State the count of lines below in which the word "matplotlib" appears, and add nothing.

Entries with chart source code

+--

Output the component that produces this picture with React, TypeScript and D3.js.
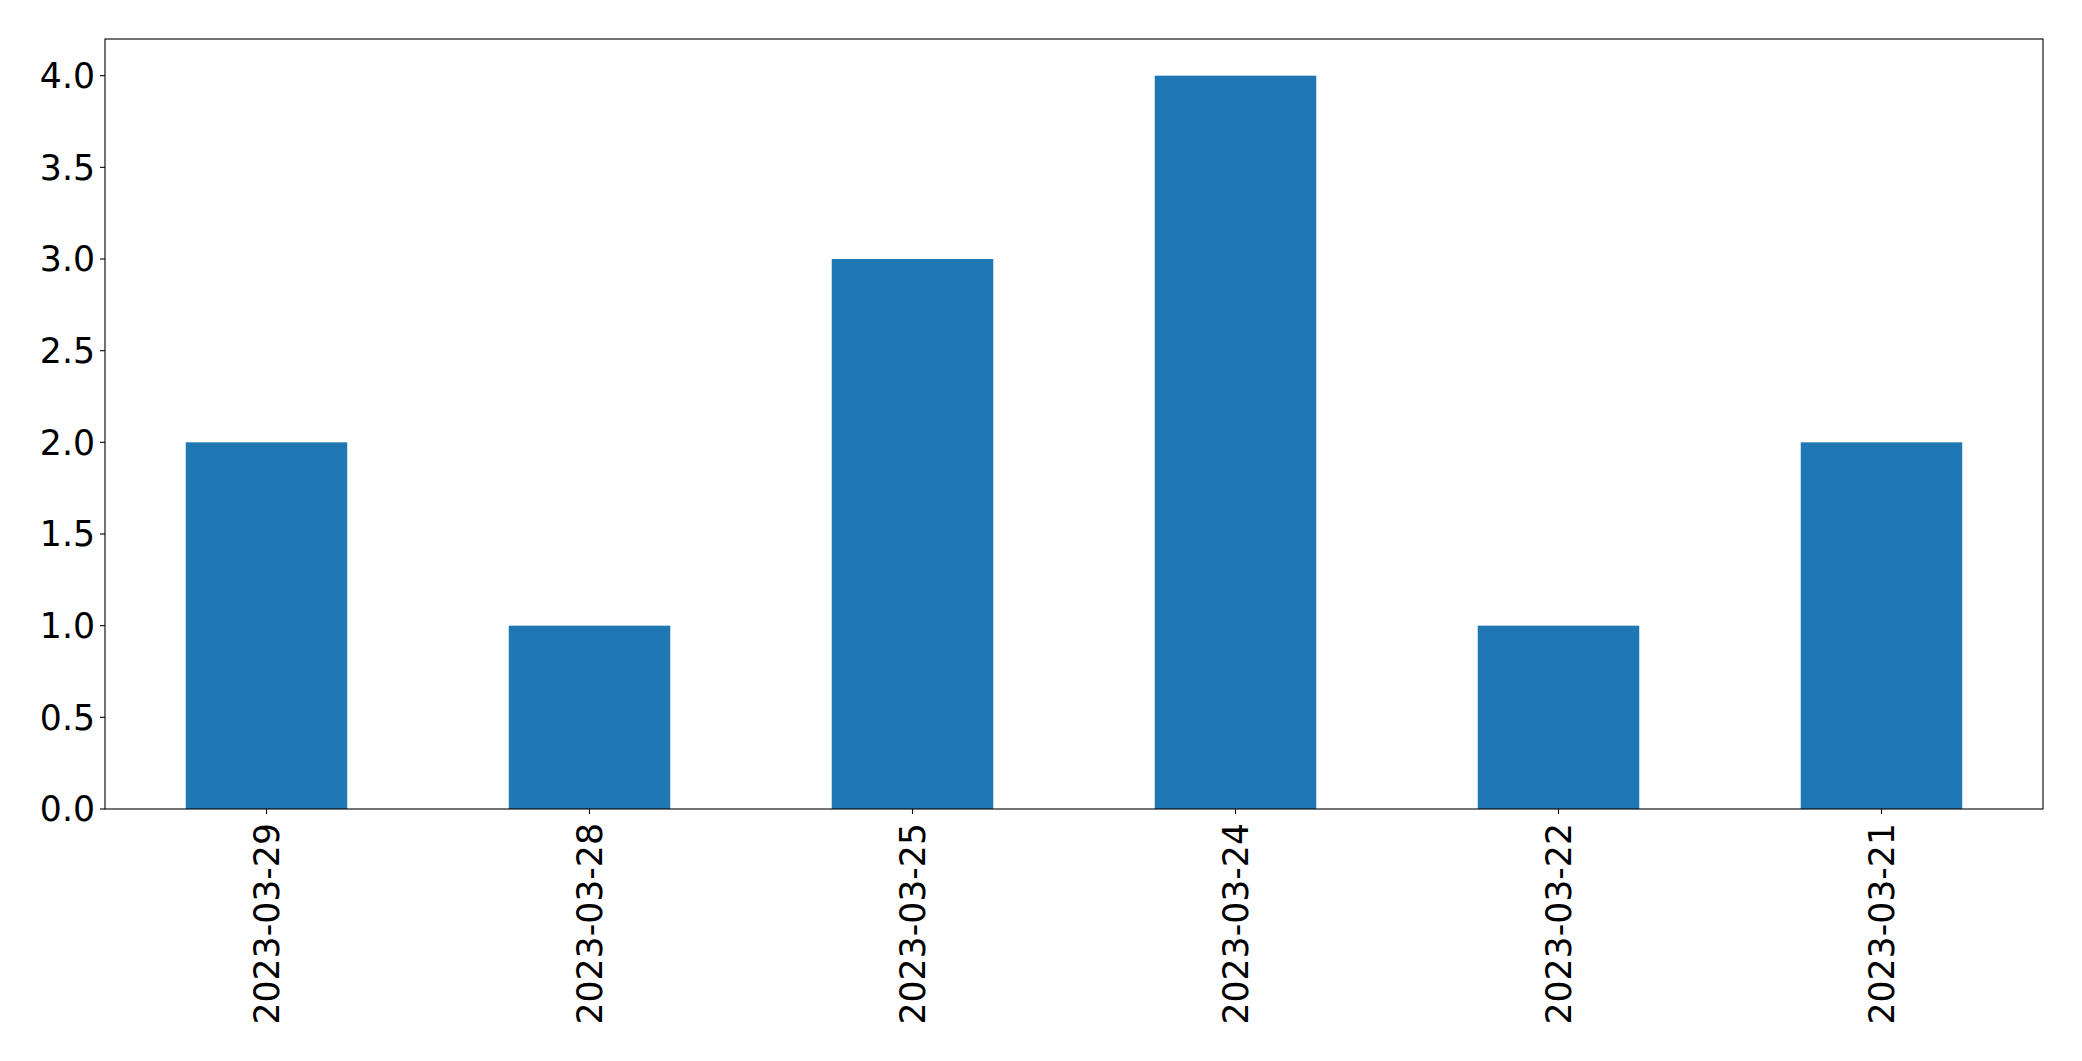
import React from "react";
import * as d3 from "d3";

const categories = ["2023-03-29", "2023-03-28", "2023-03-25", "2023-03-24", "2023-03-22", "2023-03-21"];
const values = [2, 1, 3, 4, 1, 2];
const yTicks = [0, 0.5, 1.0, 1.5, 2.0, 2.5, 3.0, 3.5, 4.0];

const W = 2082;
const H = 1061;
const M = { left: 105, right: 2043, top: 39, bottom: 809 };
const FONT = "DejaVu Sans, sans-serif";
const FS = 34.7;

export default function App() {
  const x = d3.scaleBand<string>().domain(categories).range([M.left, M.right]).paddingInner(0.5).paddingOuter(0.25);
  const y = d3.scaleLinear().domain([0, 4.2]).range([M.bottom, M.top]);
  return (
    <svg width={W} height={H} style={{ position: "absolute", left: 0, top: 0, background: "#fff" }} fontFamily={FONT}>
      <rect x={0} y={0} width={W} height={H} fill="#fff" />
      {categories.map((c, i) => (
        <rect key={c} x={x(c)!} y={y(values[i])} width={x.bandwidth()} height={y(0) - y(values[i])} fill="#1f77b4" />
      ))}
      <rect x={M.left} y={M.top} width={M.right - M.left} height={M.bottom - M.top} fill="none" stroke="#000" strokeWidth={1.1} />
      {yTicks.map((t) => (
        <g key={t}>
          <line x1={M.left - 5} x2={M.left} y1={y(t)} y2={y(t)} stroke="#000" strokeWidth={1.1} />
          <text x={M.left - 10} y={y(t)} dy="0.36em" textAnchor="end" fontSize={FS} fill="#000">
            {t.toFixed(1)}
          </text>
        </g>
      ))}
      {categories.map((c) => {
        const cx = x(c)! + x.bandwidth() / 2;
        return (
          <g key={c}>
            <line x1={cx} x2={cx} y1={M.bottom} y2={M.bottom + 5} stroke="#000" strokeWidth={1.1} />
            <text
              transform={`translate(${cx},${M.bottom + 14}) rotate(-90)`}
              dy="0.36em"
              textAnchor="end"
              fontSize={FS}
              fill="#000"
            >
              {c}
            </text>
          </g>
        );
      })}
    </svg>
  );
}
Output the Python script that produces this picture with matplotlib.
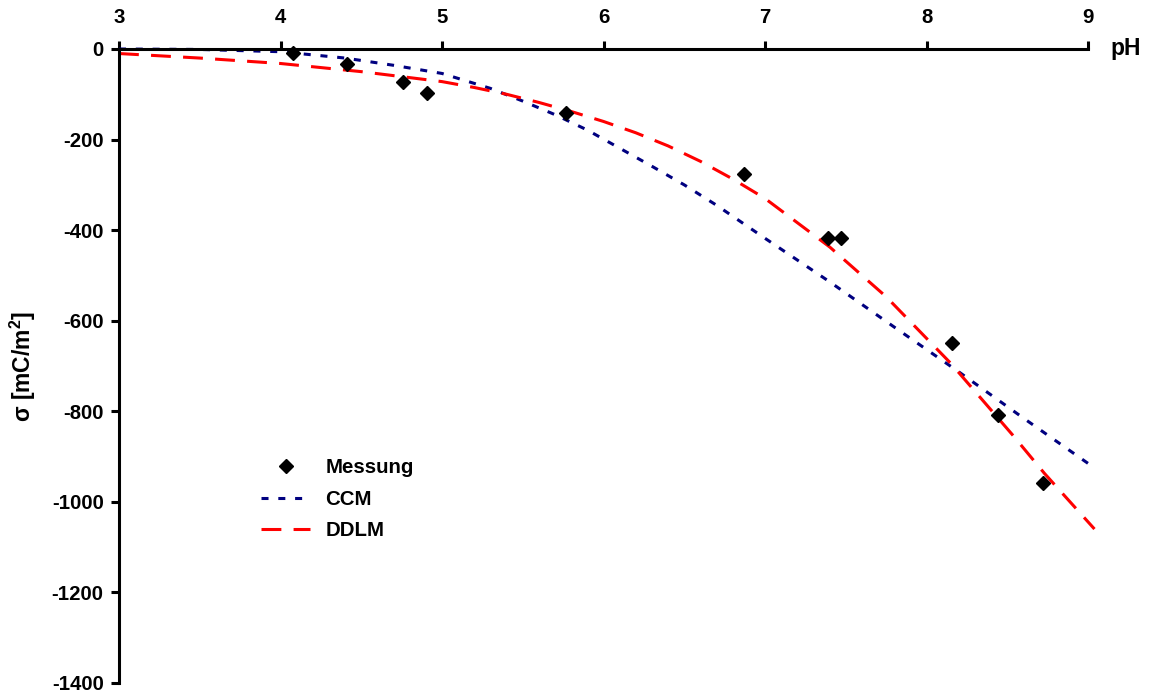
import matplotlib
matplotlib.use("Agg")
import matplotlib.pyplot as plt

plt.rcParams['font.family'] = ['Liberation Sans', 'DejaVu Sans']
plt.rcParams['font.weight'] = 'bold'
plt.rcParams['mathtext.fontset'] = 'custom'
plt.rcParams['mathtext.rm'] = 'Liberation Sans:bold'
plt.rcParams['mathtext.bf'] = 'Liberation Sans:bold'
plt.rcParams['mathtext.default'] = 'bf'

# Measured points (Messung)
meas_ph = [4.08, 4.41, 4.76, 4.91, 5.77, 6.87, 7.39, 7.47, 8.16, 8.44, 8.72]
meas_sigma = [-9, -33, -73, -97, -141, -276, -418, -418, -650, -809, -958]

# CCM model curve
ccm_ph = [3.0, 3.5, 4.0, 4.4, 4.7, 5.0, 5.3, 5.5, 5.7, 5.9, 6.1, 6.3, 6.5, 6.7,
          7.0, 7.4, 7.8, 8.2, 8.6, 9.0]
ccm_sigma = [0, -1, -6, -20, -36, -54, -87, -115, -145, -179, -219, -259, -300,
             -345, -418, -514, -614, -713, -815, -915]

# DDLM model curve
ddlm_ph = [3.0, 3.5, 4.0, 4.5, 5.0, 5.2, 5.4, 5.6, 5.8, 6.0, 6.2, 6.4, 6.6,
           6.8, 7.0, 7.4, 7.75, 8.15, 8.53, 8.73, 9.04]
ddlm_sigma = [-10, -20, -32, -50, -72, -85, -100, -118, -138, -160, -185, -214,
              -248, -287, -330, -437, -547, -694, -851, -937, -1060]

x_ticks = [3, 4, 5, 6, 7, 8, 9]
y_ticks = [0, -200, -400, -600, -800, -1000, -1200, -1400]

FS = 14.7
FS_BIG = 16.5

fig = plt.figure(figsize=(11.49, 6.93), dpi=100)
ax = fig.add_axes([119/1149, 1-683/693, 969/1149, (683-49)/693])

ax.plot(ccm_ph, ccm_sigma, color='#000080', lw=2.2, dashes=(2.3, 3.2),
        label='CCM', clip_on=False)
ax.plot(ddlm_ph, ddlm_sigma, color='#FF0000', lw=2.2, dashes=(6.5, 4),
        label='DDLM', clip_on=False)
ax.plot(meas_ph, meas_sigma, linestyle='none', marker='D', ms=7.5,
        color='black', label='Messung', clip_on=False, zorder=5)

ax.set_xlim(3, 9)
ax.set_ylim(-1400, 0)
ax.set_xticks(x_ticks)
ax.set_yticks(y_ticks)
ax.set_xticklabels([str(v) for v in x_ticks])
ax.set_yticklabels([str(v) for v in y_ticks])

ax.xaxis.tick_top()
for s in ['right', 'bottom']:
    ax.spines[s].set_visible(False)
for s in ['left', 'top']:
    ax.spines[s].set_linewidth(2.2)
ax.tick_params(axis='x', direction='out', length=6, width=2.2, pad=10,
               labelsize=FS)
ax.tick_params(axis='y', direction='out', length=6, width=2.2, pad=5,
               labelsize=FS)
for lab in ax.get_xticklabels() + ax.get_yticklabels():
    lab.set_fontweight('bold')

ax.set_ylabel(r'σ [mC/m$^{\mathbf{2}}$]', fontsize=FS_BIG, fontweight='bold')
ax.yaxis.set_label_coords(-0.084, 0.5)

ax.text(1.0227, 1.0, 'pH', transform=ax.transAxes, ha='left', va='center',
        fontsize=FS_BIG, fontweight='bold')

handles, labels = ax.get_legend_handles_labels()
order = [2, 0, 1]
leg = ax.legend([handles[i] for i in order], [labels[i] for i in order],
                loc='upper left', bbox_to_anchor=(261/1149, 1-458/693),
                bbox_transform=fig.transFigure, frameon=False, borderpad=0,
                borderaxespad=0, handlelength=2.4, handletextpad=0.75,
                labelspacing=0.62, numpoints=1,
                prop={'size': FS, 'weight': 'bold'})

fig.savefig('out.png', dpi=100)
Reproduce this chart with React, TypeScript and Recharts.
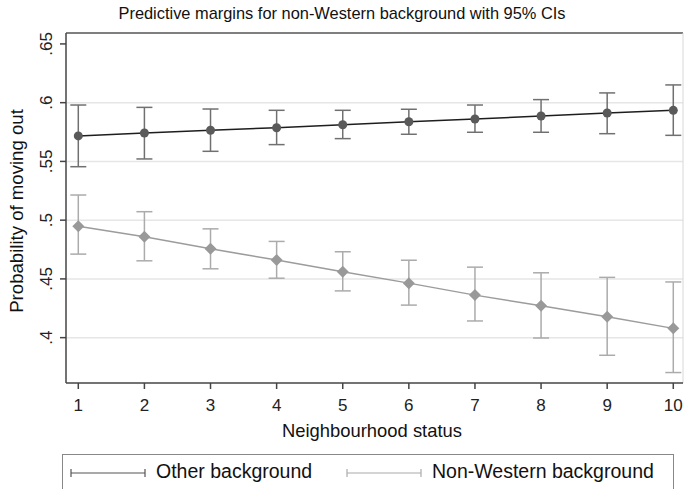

+--

SOLUTION | 4